Perspectives pour renforcer la lutte
Pour améliorer l’efficacité des cadres juridiques, plusieurs pistes se dessinent. Premièrement, un renforcement des capacités des URF, via des financements et des partenariats internationaux, permettrait une meilleure analyse des données. Deuxièmement, une harmonisation accrue des sanctions au sein de la CEDEAO, avec des peines minimales obligatoires pour le blanchiment, pourrait renforcer la dissuasion. Enfin, l’intégration des technologies, comme l’intelligence artificielle pour détecter les transactions suspectes, pourrait alléger la charge des banques tout en améliorant la traçabilité, bien que cela nécessite des investissements conséquents.
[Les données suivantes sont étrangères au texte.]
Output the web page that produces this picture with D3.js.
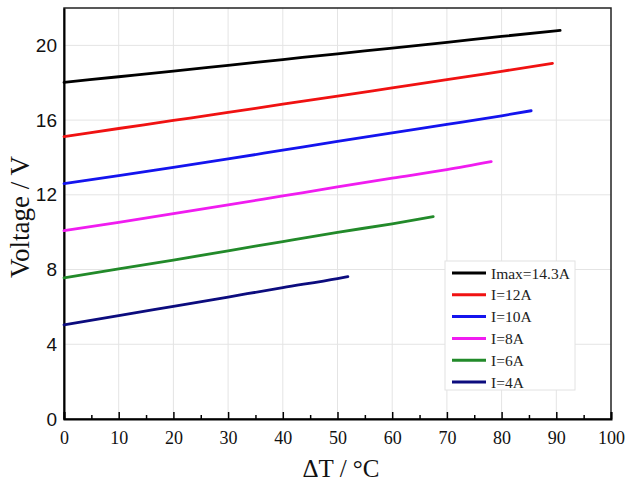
<!DOCTYPE html>
<html>
<head>
<meta charset="utf-8">
<script src="https://cdn.jsdelivr.net/npm/d3@7"></script>
<style>
html,body{margin:0;padding:0;background:#fff;}
svg{display:block;}
</style>
</head>
<body>
<svg id="chart" width="625" height="486"></svg>
<script>
// ---- data ----
const seriesNames = ["Imax=14.3A", "I=12A", "I=10A", "I=8A", "I=6A", "I=4A"];
const seriesColors = ["#000000", "#f01212", "#1414ee", "#f01cf0", "#228a2a", "#0c0c7e"];
const dT_black   = [0, 10, 20, 30, 40, 50, 60, 70, 80, 90.7];
const V_black    = [18.02, 18.32, 18.62, 18.93, 19.24, 19.55, 19.85, 20.16, 20.48, 20.80];
const dT_red     = [0, 10, 20, 30, 40, 50, 60, 70, 80, 89.3];
const V_red      = [15.12, 15.55, 15.98, 16.41, 16.85, 17.28, 17.72, 18.16, 18.61, 19.03];
const dT_blue    = [0, 10, 20, 30, 40, 50, 60, 70, 80, 85.4];
const V_blue     = [12.60, 13.03, 13.47, 13.92, 14.39, 14.86, 15.32, 15.77, 16.23, 16.50];
const dT_magenta = [0, 10, 20, 30, 40, 50, 60, 70, 78.1];
const V_magenta  = [10.08, 10.53, 10.99, 11.46, 11.94, 12.42, 12.89, 13.35, 13.78];
const dT_green   = [0, 10, 20, 30, 40, 50, 60, 67.5];
const V_green    = [7.56, 8.03, 8.51, 9.00, 9.50, 9.99, 10.45, 10.83];
const dT_navy    = [0, 10, 20, 30, 40, 50, 51.9];
const V_navy     = [5.04, 5.53, 6.03, 6.53, 7.03, 7.52, 7.62];
const xTicks = [0, 10, 20, 30, 40, 50, 60, 70, 80, 90, 100];
const xMinorTicks = [5, 15, 25, 35, 45, 55, 65, 75, 85, 95];
const yTicks = [0, 4, 8, 12, 16, 20];
const xTitle = "ΔT / °C";
const yTitle = "Voltage / V";

const series = [
  [dT_black, V_black], [dT_red, V_red], [dT_blue, V_blue],
  [dT_magenta, V_magenta], [dT_green, V_green], [dT_navy, V_navy]
].map((s, i) => ({
  name: seriesNames[i], color: seriesColors[i],
  pts: s[0].map((x, j) => ({x: x, y: s[1][j]}))
}));

// ---- layout ----
const svg = d3.select("#chart");
const L = 64, R = 611, T = 8, B = 419;
const x = d3.scaleLinear().domain([0, 100]).range([L, R]);
const y = d3.scaleLinear().domain([0, 22]).range([B, T]);

// grid
const grid = svg.append("g").attr("stroke", "#e4e4e4").attr("stroke-width", 1);
grid.selectAll("line.v").data(xTicks.slice(1, -1)).join("line")
  .attr("x1", d => x(d)).attr("x2", d => x(d)).attr("y1", T).attr("y2", B);
grid.selectAll("line.h").data(yTicks.slice(1)).join("line")
  .attr("x1", L).attr("x2", R).attr("y1", d => y(d)).attr("y2", d => y(d));

// frame
svg.append("rect").attr("x", L).attr("y", T).attr("width", R - L).attr("height", B - T)
  .attr("fill", "none").attr("stroke", "#222").attr("stroke-width", 1.5);

// x axis
const xAxis = d3.axisBottom(x).tickValues(xTicks).tickSize(-7).tickPadding(12).tickFormat(d3.format("d"));
const gx = svg.append("g").attr("transform", `translate(0,${B})`).call(xAxis);
gx.select(".domain").attr("stroke", "#000").attr("stroke-width", 2);
gx.selectAll(".tick line").attr("stroke", "#000").attr("stroke-width", 1.5);
gx.selectAll(".tick text").attr("font-family", "Liberation Serif, Times New Roman, serif")
  .attr("font-size", 18).attr("fill", "#111");
const xMinor = d3.axisBottom(x).tickValues(xMinorTicks).tickSize(-4).tickFormat("");
const gxm = svg.append("g").attr("transform", `translate(0,${B})`).call(xMinor);
gxm.select(".domain").remove();
gxm.selectAll(".tick line").attr("stroke", "#000").attr("stroke-width", 1.5);

// y axis
const yAxis = d3.axisLeft(y).tickValues(yTicks).tickSize(0).tickPadding(7).tickFormat(d3.format("d"));
const gy = svg.append("g").attr("transform", `translate(${L},0)`).call(yAxis);
gy.select(".domain").attr("stroke", "#000").attr("stroke-width", 2);
gy.selectAll(".tick text").attr("font-family", "Liberation Sans, Arial, sans-serif")
  .attr("font-size", 19).attr("fill", "#111");

// series
const line = d3.line().x(d => x(d.x)).y(d => y(d.y)).curve(d3.curveMonotoneX);
svg.append("g").selectAll("path").data(series).join("path")
  .attr("d", d => line(d.pts)).attr("fill", "none")
  .attr("stroke", d => d.color).attr("stroke-width", 2.8).attr("stroke-linecap", "round");

// titles
svg.append("text").attr("x", 341).attr("y", 477).attr("text-anchor", "middle")
  .attr("font-family", "Liberation Serif, Times New Roman, serif").attr("font-size", 25)
  .attr("fill", "#111").text(xTitle);
svg.append("text").attr("transform", "translate(29,217) rotate(-90)").attr("text-anchor", "middle")
  .attr("font-family", "Liberation Serif, Times New Roman, serif").attr("font-size", 27)
  .attr("fill", "#111").text(yTitle);

// legend
const lg = svg.append("g");
lg.append("rect").attr("x", 445).attr("y", 261).attr("width", 130).attr("height", 129)
  .attr("fill", "#fff").attr("stroke", "#e2e2e2").attr("stroke-width", 1);
const rowY = i => 273 + i * 21.8;
lg.selectAll("line").data(series).join("line")
  .attr("x1", 452).attr("x2", 486).attr("y1", (d, i) => rowY(i)).attr("y2", (d, i) => rowY(i))
  .attr("stroke", d => d.color).attr("stroke-width", 3);
lg.selectAll("text").data(series).join("text")
  .attr("x", 491).attr("y", (d, i) => rowY(i) + 5.5)
  .attr("font-family", "Liberation Serif, Times New Roman, serif").attr("font-size", 15.5)
  .attr("fill", "#222").text(d => d.name);
</script>
</body>
</html>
La lutte contre le blanchiment de capitaux dans la CEDEAO repose sur des cadres juridiques ambitieux, alignés sur les normes du GAFI et soutenus par le GIABA. Cependant, leur mise en œuvre reste entravée par l’économie informelle, des faiblesses institutionnelles et une application inégale des sanctions. Dans un secteur bancaire en pleine expansion, ces défis exigent une réponse coordonnée entre les États membres, les régulateurs et les institutions financières. Seule une approche pragmatique, combinant renforcement des capacités et innovation, permettra à la région de protéger son système financier tout en soutenant son développement économique.